You see, it’s not just the trivialisation, making a joke, of OCD that is harmful.  A public perpetuation of the myth that OCD is about cleanliness, neatness, symmetry, organisation means that a huge amount of sufferers where it is expressed in it’s many, weird, different forms (such as mine – come to that another time) may not realise what’s happening to them.  Not know it is ‘a thing’.  Not get help.  Suffer.  Die.

Sounds dramatic.  Well, that’s because it is.  And real.

So while I’ve been opening up, sharing, and realising that getting some of this crap out through talking and writing can help me, I have encountered a wonderful community of people who want to help.  And a wonderful community of people who need the help.  I’ve realised that I want to be part of these communities.  I want to share in the process of helping me and helping others.  Add my voice to those who can educate and support through experience.  I’m going to get involved beat this beast, destroy OCD and save the world…  Oh incidentally, my therapist is working with me on how I set my expectation levels at the moment.

So here we go: I never wanted to write a blog about my mental health.  Welcome to my blog about my mental health!

3 thoughts on “Why I never wanted to write a blog about my mental health… and Why I think it’s important to write a blog about my mental health!

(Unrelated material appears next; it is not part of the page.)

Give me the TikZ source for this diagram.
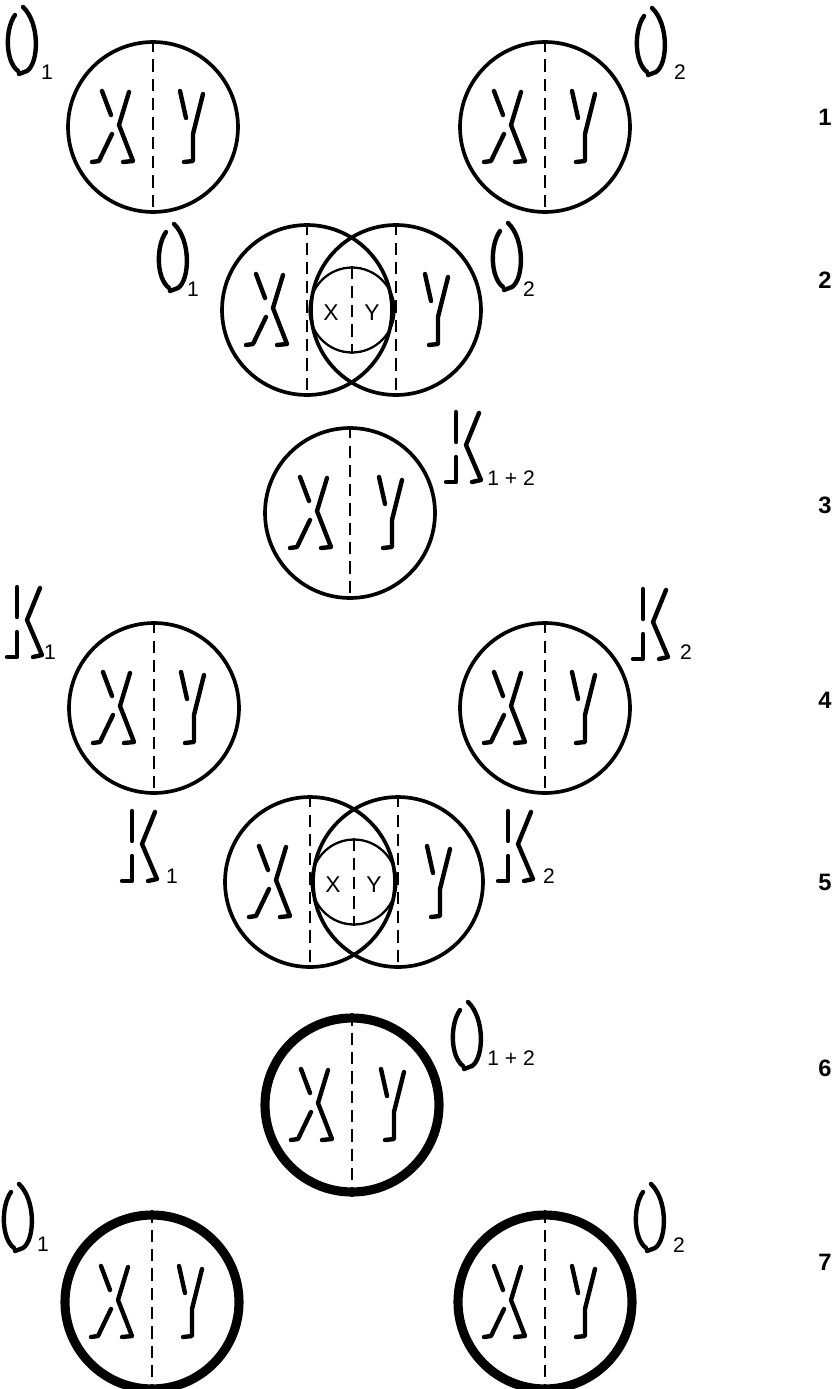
\documentclass[tikz,border=0pt]{standalone}
\usepackage{fontspec}
\newfontfamily\labelfont{Liberation Sans}

% Chromosome glyphs, drawn in pixel units of the picture
\tikzset{
  cell/.style={circle, draw, line width=2.1pt, minimum size=3.4cm, inner sep=0pt},
  heavycell/.style={cell, line width=5.2pt, minimum size=3.48cm},
  core/.style={circle, draw, line width=1.3pt, minimum size=1.7cm, inner sep=0pt},
  axisline/.style={line width=1.2pt, dash pattern=on 7pt off 4pt},
  glyph/.style={line width=2.5pt, line cap=round, line join=round},
  sub/.style={font=\labelfont\fontsize{12}{14}\selectfont, inner sep=0pt},
  coretext/.style={font=\labelfont\fontsize{13}{15}\selectfont, inner sep=0pt},
  rownum/.style={font=\labelfont\bfseries\fontsize{13.5}{16}\selectfont, inner sep=0pt},
  chrX/.pic={
    \draw[glyph] (-11,-36) -- (-2,-12);
    \draw[glyph] (-1,7) -- (-14,34) -- (-21,35);
    \draw[glyph] (16,-35) -- (6,-2) -- (20,34) -- (10,35);
  },
  chrY/.pic={
    \draw[glyph] (-11,-36) -- (-5,-9);
    \draw[glyph] (12,-33) -- (2,7) -- (2,34) -- (-7,35);
  },
  chrO/.pic={
    \draw[glyph] (-7,-26) .. controls (-17,-12) and (-17,20) .. (-4,30);
    \draw[glyph] (1,-34) .. controls (18,-18) and (17,22) .. (5,30) -- (-3,33);
  },
  chrK/.pic={
    \draw[glyph] (-8,-35) -- (-8,-5);
    \draw[glyph] (-8,10) -- (-8,35) -- (-18,35);
    \draw[glyph] (15,-34) -- (2,-2) -- (17,33) -- (8,35);
  },
}

\begin{document}
\begin{tikzpicture}[x=0.02cm, y=-0.02cm]
  \useasboundingbox (0,0) rectangle (837,1389);

  % Zeile 1: zwei getrennte Zellen
  \node[cell] (r1a) at (153,127) {};
  \node[cell] (r1b) at (545,127) {};
  \foreach \c in {r1a,r1b} {
    \draw[axisline] (\c.north) -- (\c.south);
    \path (\c.center) ++(-40,0) pic {chrX};
    \path (\c.center) ++(38,0) pic {chrY};
  }
  \pic at (22,41) {chrO};
  \node[sub] (s1a) at (47,72) {1};
  \pic at (651,42) {chrO};
  \node[sub] (s1b) at (680,72) {2};

  % Zeile 2: Verschmelzung
  \node[cell] (r2a) at (307,310) {};
  \node[cell] (r2b) at (396,310) {};
  \node[core] (r2c) at (352,310) {};
  \draw[axisline] (r2a.north) -- (r2a.south);
  \draw[axisline] (r2b.north) -- (r2b.south);
  \draw[axisline] (r2c.north) -- (r2c.south);
  \path (r2a.center) ++(-40,0) pic {chrX};
  \path (r2b.center) ++(40,0) pic {chrY};
  \node[coretext] (x2) at (331,313) {X};
  \node[coretext] (y2) at (372,313) {Y};
  \pic at (173,258) {chrO};
  \node[sub] (s2a) at (193,289) {1};
  \pic at (507,257) {chrO};
  \node[sub] (s2b) at (529,289) {2};

  % Zeile 3: Kern der Verschmelzung
  \node[cell] (r3) at (350,513) {};
  \draw[axisline] (r3.north) -- (r3.south);
  \path (r3.center) ++(-39,0) pic {chrX};
  \path (r3.center) ++(40,0) pic {chrY};
  \pic at (464,447) {chrK};
  \node[sub, anchor=west] (s3) at (487,478) {1 + 2};

  % Zeile 4
  \node[cell] (r4a) at (154,708) {};
  \node[cell] (r4b) at (545,708) {};
  \foreach \c in {r4a,r4b} {
    \draw[axisline] (\c.north) -- (\c.south);
    \path (\c.center) ++(-40,0) pic {chrX};
    \path (\c.center) ++(38,0) pic {chrY};
  }
  \pic at (25,622) {chrK};
  \node[sub] (s4a) at (50,652) {1};
  \pic at (651,624) {chrK};
  \node[sub] (s4b) at (686,652) {2};

  % Zeile 5: Verschmelzung
  \node[cell] (r5a) at (310,882) {};
  \node[cell] (r5b) at (398,882) {};
  \node[core] (r5c) at (354,882) {};
  \draw[axisline] (r5a.north) -- (r5a.south);
  \draw[axisline] (r5b.north) -- (r5b.south);
  \draw[axisline] (r5c.north) -- (r5c.south);
  \path (r5a.center) ++(-40,0) pic {chrX};
  \path (r5b.center) ++(40,0) pic {chrY};
  \node[coretext] (x5) at (333,885) {X};
  \node[coretext] (y5) at (374,885) {Y};
  \pic at (140,846) {chrK};
  \node[sub] (s5a) at (172,876) {1};
  \pic at (516,846) {chrK};
  \node[sub] (s5b) at (549,876) {2};

  % Zeile 6
  \node[heavycell] (r6) at (352,1105) {};
  \draw[axisline] (r6.north) -- (r6.south);
  \path (r6.center) ++(-40,0) pic {chrX};
  \path (r6.center) ++(40,0) pic {chrY};
  \pic at (467,1036) {chrO};
  \node[sub, anchor=west] (s6) at (487,1058) {1 + 2};

  % Zeile 7
  \node[heavycell] (r7a) at (152,1302) {};
  \node[heavycell] (r7b) at (545,1302) {};
  \foreach \c in {r7a,r7b} {
    \draw[axisline] (\c.north) -- (\c.south);
    \path (\c.center) ++(-40,0) pic {chrX};
    \path (\c.center) ++(38,0) pic {chrY};
  }
  \pic at (18,1218) {chrO};
  \node[sub] (s7a) at (43,1244) {1};
  \pic at (650,1218) {chrO};
  \node[sub] (s7b) at (679,1245) {2};

  % Zeilennummern
  \foreach \n/\y in {1/117, 2/280, 3/505, 4/700, 5/882, 6/1068, 7/1262}
    \node[rownum] (n\n) at (825,\y) {\n};
\end{tikzpicture}
\end{document}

  1. It must be so theputic to be able to write about it. I’ve had PTSD for years. The thing is nobody knows. I think my long suffering wife suspects but I won’t talk about it. I just can’t. I’m so sorry.


    1. Hi Bill
      First off, thank you for reading the blog and commenting upon it.
      Secondly, I’m sorry to hear about your situation – that must be very difficult.
      I will be posting once or twice a week, probably more to begin with, and while the posts will focus upon a perspective of dealing with OCD, there will be much that is relevant to other anxiety disorders- Generalised Anxiety Disorder, PTSD – depression and mental health on the whole, which to some degree I truly do hope you may find some help and support in.
      Thirdly, and most importantly, please do not be sorry. I am well aware that there is limited control over such feelings, but self-critical thoughts and feelings are very central to anxiety disorders. If you don’t feel that you can talk to your wife – do not feel that you should or must. These kind of pressurised, absolute words, are not types that help us; they work against us.
      While, as my blog suggests – and a post that I have done for the charity Rethink which should appear on their January WeThink media platform – I do believe that opening up, sharing and seeking help is a hugely beneficial aspect or recovery and attaining wellness, please do not force it.
      If you can, gradually become more open – by engaging with blogs (there are many others as well as mine); online communities such as the #TalkMH on twitter, which holds a chat on Thursday nights from 8:30; or Mental Health Mates run by Bryony Gordon on Facebook and twitter, who also have a website and hold meet-ups. If you can start to engage with people you don’t know first, gradually build up to maybe being able to do so with those who you are close to. But do not make yourself do this, do not be sorry – it is very difficult. Do know you are already being strong, and brave, dealing with this on your own.
      I hope that my blog can, to some degree, inspire some degree of help for you. Please feel free to comment whenever you wish, please let me know how you’re doing. I truly wish you the best.